III. DURABILITY OF BUILDING STONES, IN NEW CITY AND VICINITY.

All varieties of soft, porous, and untested stones are being hurried into the masonry of the buildings of New York city and its vicinity. On many of them the ravages of the weather and the need of the repairer are apparent within five years after their erection, and a resistance to much decay for twenty or thirty years is usually considered wonderful and perfectly satisfactory.

Notwithstanding the general injury to the appearance of the rotten stone, and the enormous losses annually involved in the extensive repairs, painting, or demolition, little concern is yet manifested by either architects, builders, or house owners. Hardly any department of technical science is so much neglected as that which embraces the study of the nature of stone, and all the varied resources of lithology in chemical, microscopical, and physical methods of investigation, wonderfully developed within the last quarter century, have never yet been properly applied to the selection and protection of stone, as used for building purposes. Much alarm has been caused abroad in the rapid decay and fast approaching ruin of the most important monuments, cathedrals, and public buildings, but in many instances the means have been found for their artificial protection, e. g., the Louvre, and many palaces in and near Paris, France, St. Charles Church in Vienna, Austria, the Houses of Parliament, etc., in London, England, etc.

In New York, the Commissioners of the Croton Aqueduct Department complained, twenty years ago, of the crumbling away of varieties of the gneiss used in embankments; the marbles of Italy, Vermont, and of Westchester county soon become discolored, are now all more or less pitted or softened upon the surface (e. g., the U. S. Treasury), and are not likely to last a century in satisfactory condition (e. g., the U. S. Hotel); the coarser brown sandstones are exfoliating in the most offensive way throughout all of our older streets and in many of the newer (e. g., the old City Hall); the few limestones yet brought into use are beginning to lose their dressed surfaces and to be traversed by cracks (e. g., the Lenox Library); and even the granytes, within a half century, show both discoloration, pitting (e. g., the Custom House), or exfoliation (e. g., the Tombs). To meet and properly cope with this destructive action, requires, first, a clear recognition of the hostile external agencies concerned in the process.
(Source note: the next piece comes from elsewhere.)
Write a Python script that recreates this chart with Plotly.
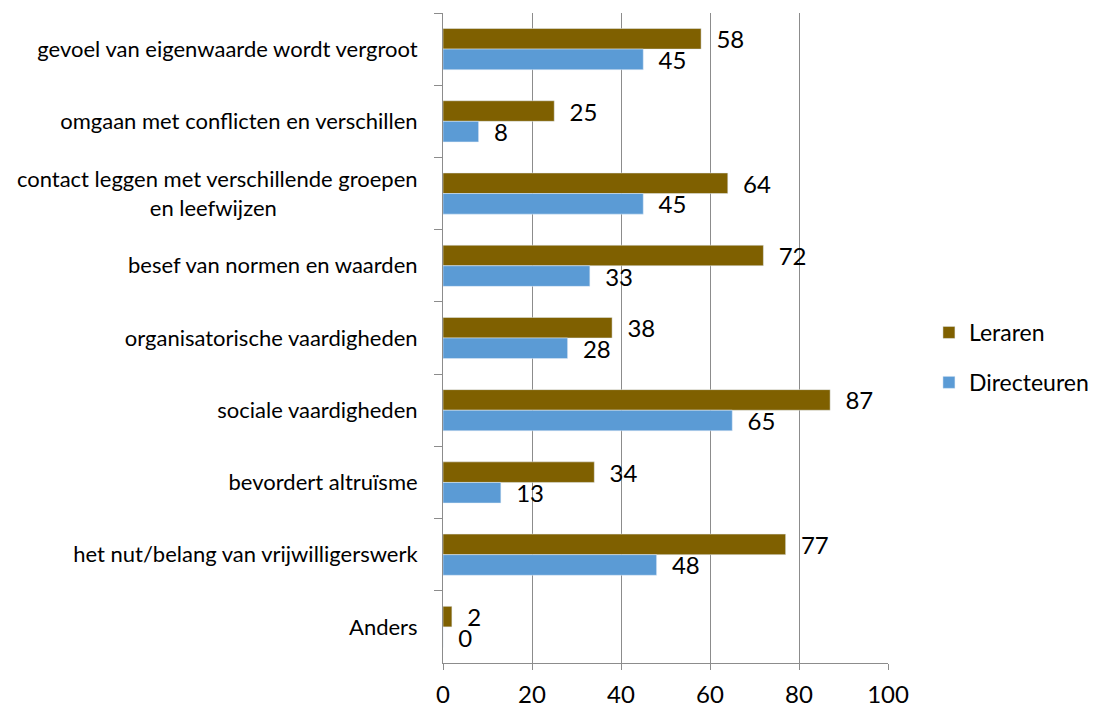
import plotly.graph_objects as go

NBSP = "\u00a0"

# Categories, top to bottom as in the chart
categories = [
    "gevoel van eigenwaarde wordt vergroot",
    "omgaan met conflicten en verschillen",
    "contact leggen met verschillende groepen<br>en leefwijzen" + NBSP * 25,
    "besef van normen en waarden",
    "organisatorische vaardigheden",
    "sociale vaardigheden",
    "bevordert altruïsme",
    "het nut/belang van vrijwilligerswerk",
    "Anders",
]
leraren = [58, 25, 64, 72, 38, 87, 34, 77, 2]
directeuren = [45, 8, 45, 33, 28, 65, 13, 48, 0]

_BROWN = "#7F6000"
_BLUE = "#5B9BD5"
_GRID = "#8C8C8C"
_FONT = "Lato, 'Open Sans', sans-serif"

fig = go.Figure()
for name, values, color, group in [
    ("Leraren", leraren, _BROWN, "a"),
    ("Directeuren", directeuren, _BLUE, "b"),
]:
    fig.add_bar(
        y=categories,
        x=values,
        name=name,
        orientation="h",
        marker_color=color,
        legendgroup=group,
        texttemplate=NBSP * 2 + "%{x}",
        textposition="outside",
        constraintext="none",
        cliponaxis=False,
        textfont={"size": 24, "color": "#000000", "family": _FONT},
    )

# The page body keeps its default 8px margin, so the plot area is shifted to match.
fig.update_layout(
    width=1103,
    height=700,
    barmode="group",
    bargap=0.43,
    bargroupgap=0,
    plot_bgcolor="white",
    paper_bgcolor="white",
    font={"family": _FONT, "color": "#000000"},
    margin={"l": 435, "r": 223, "t": 5, "b": 45, "autoexpand": False},
    legend={
        "x": 1.092,
        "xanchor": "left",
        "y": 0.47,
        "yanchor": "middle",
        "font": {"size": 23},
        "traceorder": "grouped",
        "tracegroupgap": 17,
    },
)
fig.update_xaxes(
    range=[0, 100],
    dtick=20,
    showgrid=True,
    gridcolor=_GRID,
    gridwidth=1,
    showline=True,
    linecolor=_GRID,
    ticks="outside",
    ticklen=6,
    tickcolor=_GRID,
    zeroline=False,
    tickfont={"size": 24},
    ticklabelstandoff=4,
    automargin=False,
)
fig.update_yaxes(
    autorange="reversed",
    showgrid=False,
    showline=True,
    linecolor=_GRID,
    ticks="outside",
    tickson="boundaries",
    ticklen=8,
    tickcolor=_GRID,
    tickfont={"size": 22},
    ticklabelstandoff=20,
    automargin=False,
)

fig.write_html("out.html")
These belong to three classes: chemical, physical, and organic.

The chemical agencies discussed were the following: sulphurous and sulphuric acids, discharged in vast quantities into the air of the city, by the combustion of coal and gas, the decomposition of street refuse and sewer gas, etc.; carbonic, nitric, and hydrochloric acids; carbolic, hippuric, and many other organic acids derived from smoke, street dust, sewer vapors, etc.; oxygen and ozone, ammonia, and sea salt.

The mechanical and physical agencies discussed were the following: frost; extreme variations in temperature, amounting in our climate to 120° F. in a year, and even 70° in a single day; wind and rain, most efficient on fronts facing the north, northeast, and east; crystallization by efflorescence; pressure of superincumbent masonry; friction; and fire.

The organic agencies consist of vegetable growths, mostly confervæ, etc., within the city, and lichens and mosses without, and of boring mollusks, sponges, etc.

The internal elements of durability in a stone depend, first, upon the chemical composition of its constituent minerals and of their cement. This involves a consideration of their solubility in atmospheric waters, e. g., the calcium-carbonate of a marble or limestone, the ferric oxide of certain sandstones, etc.; their tendency to oxidation, hydration, and decomposition, e. g., of the sulphides (especially marcasite) in a roofing slate or marble, the biotite and ferruginous orthoclase in a granyte or sandstone, etc.; the inclosure of fluids and moisture, e. g., as "quarry-sap," in chemical combination, as hydrated silicates (chlorite, kaolin, etc.), and iron oxides, and as fluid cavities locked up in quartz, etc.

The durability of a stone depends again upon its physical structure, in regard to which the following points were discussed: the size, form, and position of its constituent minerals; e. g., an excess of mica plates in parallel position may serve as an element of weakness; the porosity of the rock permitting the percolation of water through its interstices, especially important in the case of the soft freestones, and leading to varieties of discoloration upon the light-colored stones, which were described in detail; the hardness and toughness, particularly in relation to use for pavements, sidewalks, and stoops; the crystalline structure, which, if well-developed, increases the strength of its resistance; the tension of the grains, which appears to explain especially the disruption of many crystalline marbles; the contiguity of the grains and the proportion of cement in their interstices; and the homogeneity of the rock.

Again, the durability of a rock may depend upon the character of its surface, whether polished, smoothly dressed, or rough hewn, since upon this circumstance may rest the rapidity with which atmospheric waters are shed, or with which the deposition of soot, street dust, etc., may be favored; also upon the inclination and position of the surface, as affecting the retention of rainwater and moisture, exposure to northeast gales and to burning sun, etc.